When we remove a key/value pair, we can follow the tombstone method - we query the key as usual, find the slot (in some group), set a tombstone (by marking the control byte as DELETED) and later mark it back as EMPTY (when we resize, for example). But, we could take advantage of the previous fact and say that if the group had at least one empty element, then we don’t have to add a tombstone. We could simply set it to EMPTY, because the probing is gonna stop with this group anyway (because the probing would’ve encountered an EMPTY).

Amanieu has added more stuff like making the hashmap efficient for 32-bit platforms, supporting maps smaller than a group, and a ton of other features to make it compatible with std, which is pretty cool!

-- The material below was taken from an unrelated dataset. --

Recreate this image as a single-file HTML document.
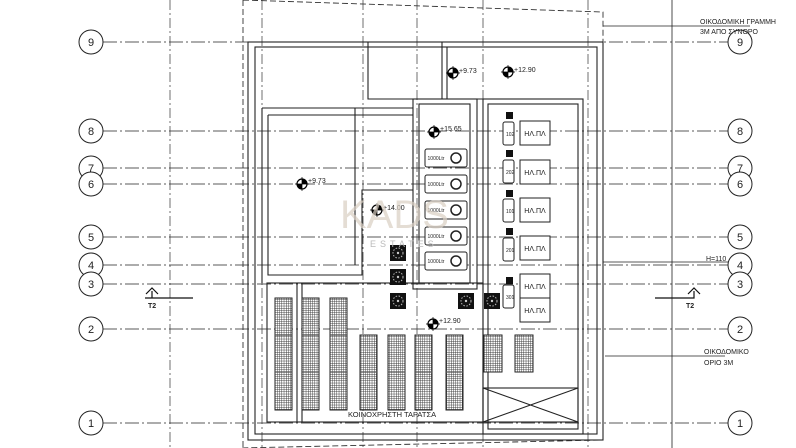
<!DOCTYPE html>
<html><head><meta charset="utf-8"><style>
html,body{margin:0;padding:0;background:#fff}
svg{display:block}
text{font-family:"Liberation Sans",sans-serif;fill:#222}
</style></head><body>
<svg width="796" height="448" viewBox="0 0 796 448" xmlns="http://www.w3.org/2000/svg">
<defs>
<pattern id="grid" width="2.2" height="2.2" patternUnits="userSpaceOnUse"><rect width="2.2" height="2.2" fill="#fff"/><path d="M0 0H2.2M0 0V2.2" stroke="#333" stroke-width="0.9"/></pattern>
<g id="fan"><rect x="-8" y="-8" width="16" height="16" fill="#111"/><circle r="5" fill="none" stroke="#bbb" stroke-width="1" stroke-dasharray="1.5 1.5"/><circle r="1.2" fill="#ccc"/></g>
<g id="lvl"><circle r="5" fill="#fff" stroke="#000" stroke-width="1.2"/><path d="M0 -5A5 5 0 0 1 5 0H0ZM0 5A5 5 0 0 1 -5 0H0Z" fill="#000"/><path d="M-7 0H7M0 -7V7" stroke="#000" stroke-width="0.7"/></g>
</defs>
<g fill="none" stroke="#222" stroke-width="0.8" stroke-dasharray="14 3 2 3">
<path d="M103 42H728M103 131H728M103 168H728M103 184H728M103 237H728M103 265H728M103 284H728M103 329H728M103 423H728"/>
</g>
<g fill="none" stroke="#333" stroke-width="0.7" stroke-dasharray="10 3 2 3">
<path d="M170 0V448M262 0V448M363 0V448M417 0V448M483 0V448M588 0V448"/>
</g>
<g fill="none" stroke="#333" stroke-width="0.9" stroke-dasharray="6 3">
<path d="M243 0L603 12V440L240 448M243 0V448"/>
</g>
<path d="M672 0V448M603 26H750M605 356H725M603 262H740" stroke="#222" stroke-width="0.8" fill="none"/>
<g fill="#fff" stroke="#222" stroke-width="1">
<circle cx="91" cy="42" r="12"/><circle cx="91" cy="131" r="12"/><circle cx="91" cy="168" r="12"/><circle cx="91" cy="184" r="12"/><circle cx="91" cy="237" r="12"/><circle cx="91" cy="265" r="12"/><circle cx="91" cy="284" r="12"/><circle cx="91" cy="329" r="12"/><circle cx="91" cy="423" r="12"/>
<circle cx="740" cy="42" r="12"/><circle cx="740" cy="131" r="12"/><circle cx="740" cy="168" r="12"/><circle cx="740" cy="184" r="12"/><circle cx="740" cy="237" r="12"/><circle cx="740" cy="265" r="12"/><circle cx="740" cy="284" r="12"/><circle cx="740" cy="329" r="12"/><circle cx="740" cy="423" r="12"/>
</g>
<g font-size="11" text-anchor="middle">
<text x="91" y="46">9</text><text x="91" y="135">8</text><text x="91" y="172">7</text><text x="91" y="188">6</text><text x="91" y="241">5</text><text x="91" y="269">4</text><text x="91" y="288">3</text><text x="91" y="333">2</text><text x="91" y="427">1</text>
<text x="740" y="46">9</text><text x="740" y="135">8</text><text x="740" y="172">7</text><text x="740" y="188">6</text><text x="740" y="241">5</text><text x="740" y="269">4</text><text x="740" y="288">3</text><text x="740" y="333">2</text><text x="740" y="427">1</text>
</g>
<g fill="none" stroke="#222" stroke-width="1.1">
<rect x="248" y="42" width="355" height="398"/>
<rect x="255" y="47" width="342" height="387"/>
<path d="M368 42V99H583"/><path d="M447 47V99"/><path d="M442 42V99"/>
<path d="M262 108H413M268 115H413M262 108V283M268 115V275H362V190H413"/>
<path d="M355 108V265"/>
<rect x="413" y="99" width="64" height="190"/><rect x="419" y="104" width="51" height="179"/>
<rect x="483" y="99" width="100" height="335"/><rect x="488" y="104" width="90" height="325"/>
<rect x="267" y="283" width="216" height="139"/>
<path d="M297 283V422M302 283V422"/>
<rect x="483" y="388" width="95" height="34"/><path d="M483 388L578 422M578 388L483 422"/>
</g>
<g fill="#fff" stroke="#222" stroke-width="1">
<rect x="425" y="149" width="42" height="18" rx="2"/><rect x="425" y="175" width="42" height="18" rx="2"/><rect x="425" y="201" width="42" height="18" rx="2"/><rect x="425" y="227" width="42" height="18" rx="2"/><rect x="425" y="252" width="42" height="18" rx="2"/>
<circle cx="456" cy="158" r="5" stroke-width="1.5"/><circle cx="456" cy="184" r="5" stroke-width="1.5"/><circle cx="456" cy="210" r="5" stroke-width="1.5"/><circle cx="456" cy="236" r="5" stroke-width="1.5"/><circle cx="456" cy="261" r="5" stroke-width="1.5"/>
<rect x="520" y="121" width="30" height="24"/><rect x="520" y="160" width="30" height="24"/><rect x="520" y="198" width="30" height="24"/><rect x="520" y="236" width="30" height="24"/><rect x="520" y="274" width="30" height="24"/><rect x="520" y="298" width="30" height="24"/>
<rect x="503" y="122" width="11" height="23" rx="2"/><rect x="503" y="160" width="11" height="23" rx="2"/><rect x="503" y="199" width="11" height="23" rx="2"/><rect x="503" y="238" width="11" height="23" rx="2"/><rect x="503" y="285" width="11" height="23" rx="2"/>
</g>
<g fill="#111"><rect x="506" y="112" width="7" height="7"/><rect x="506" y="150" width="7" height="7"/><rect x="506" y="190" width="7" height="7"/><rect x="506" y="228" width="7" height="7"/><rect x="506" y="277" width="7" height="7"/></g>
<g font-size="5" text-anchor="middle">
<text x="436" y="160">1000Ltr</text><text x="436" y="186">1000Ltr</text><text x="436" y="212">1000Ltr</text><text x="436" y="238">1000Ltr</text><text x="436" y="263">1000Ltr</text>
</g>
<g font-size="7" text-anchor="middle"><text x="535" y="136">ΗΛ.ΠΛ</text><text x="535" y="175">ΗΛ.ΠΛ</text><text x="535" y="213">ΗΛ.ΠΛ</text><text x="535" y="251">ΗΛ.ΠΛ</text><text x="535" y="289">ΗΛ.ΠΛ</text><text x="535" y="313">ΗΛ.ΠΛ</text></g>
<g font-size="5"><text x="506" y="136">102</text><text x="506" y="174">202</text><text x="506" y="213">101</text><text x="506" y="252">201</text><text x="506" y="299">301</text></g>
<g fill="url(#grid)" stroke="#222" stroke-width="1">
<rect x="275" y="298" width="17" height="112"/><rect x="302" y="298" width="17" height="112"/><rect x="330" y="298" width="17" height="112"/>
<rect x="360" y="335" width="17" height="75"/><rect x="388" y="335" width="17" height="75"/><rect x="415" y="335" width="17" height="75"/><rect x="446" y="335" width="17" height="75"/>
<rect x="484" y="335" width="18" height="37"/><rect x="515" y="335" width="18" height="37"/>
</g>
<g stroke="#555" stroke-width="1.2"><path d="M275 335H292M302 335H319M330 335H347M275 372H292M302 372H319M330 372H347M360 372H377M388 372H405M415 372H432M446 372H463"/></g>
<use href="#fan" x="398" y="253"/><use href="#fan" x="398" y="277"/><use href="#fan" x="398" y="301"/><use href="#fan" x="466" y="301"/><use href="#fan" x="492" y="301"/>
<use href="#lvl" x="453" y="73"/><use href="#lvl" x="508" y="72"/><use href="#lvl" x="434" y="132"/><use href="#lvl" x="302" y="184"/><use href="#lvl" x="377" y="210"/><use href="#lvl" x="433" y="324"/>
<g font-size="7"><text x="459" y="73">+9.73</text><text x="514" y="72">+12.90</text><text x="440" y="131">+15.65</text><text x="308" y="183">+9.73</text><text x="383" y="210">+14.00</text><text x="439" y="323">+12.90</text></g>
<text x="348" y="417" font-size="7.5">ΚΟΙΝΟΧΡΗΣΤΗ ΤΑΡΑΤΣΑ</text>
<g font-size="7"><text x="700" y="24">ΟΙΚΟΔΟΜΙΚΗ ΓΡΑΜΜΗ</text><text x="700" y="34">3Μ ΑΠΟ ΣΥΝΟΡΟ</text><text x="704" y="354">ΟΙΚΟΔΟΜΙΚΟ</text><text x="704" y="365">ΟΡΙΟ 3Μ</text><text x="706" y="261">H=110</text></g>
<g stroke="#111" stroke-width="1.2" fill="none"><path d="M655 298H694V291M688 294L694 288L700 294"/><path d="M145 298H193M152 298V291M146 294L152 288L158 294"/></g>
<g font-size="7" font-weight="bold"><text x="686" y="308">T2</text><text x="148" y="308">T2</text></g>
<text x="340" y="228" font-size="40" style="fill:#d9cfc3" opacity="0.7">KADS</text>
<text x="370" y="247" font-size="9" style="fill:#bbb" letter-spacing="4">ESTATES</text>
</svg>
</body></html>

I hope you found this post interesting. As always, feel free to drop any comment if you have anything to add.


A huge thanks to Ana and Amanieu for reviewing this post!

  1. I insist on watching this talk when you have some free time! 

  2. Although, hashbrown uses FX hash. 

  3. What Every Programmer Should Know About Memory

  4. This is what Rust used in its Robin hood hashing implementation. 

  5. I haven’t talked about a number of improvements that could be made to Robin Hood hashing - backward shifting entries during deletion (instead of tombstones), caching hashes, slot indices or “distances” to improve probing, etc. all improve the performance of the hashmap. 

  6. This doesn’t mean that a hashmap that contains, say 2 elements should have a 16 element array (for the values) - only the group has 16 elements, the actual array containing the key/value pairs will still be 2 elements. 

  7. In the SwissTable implementation, the bottom (least significant) 7 bits were used for H2, but Amanieu has claimed that his choice lead to slightly more efficient code. 

  8. Again, this is how hashbrown is implemented. SwissTable used the top 7 bits. 

  9. One more Rust-specific enhancement - SwissTable had kSentinel to deal with C++ iterators, which wasn’t required in Rust. 

  10. According to the talk, it’d take a load factor of 94% for an ideal map to reach that situation.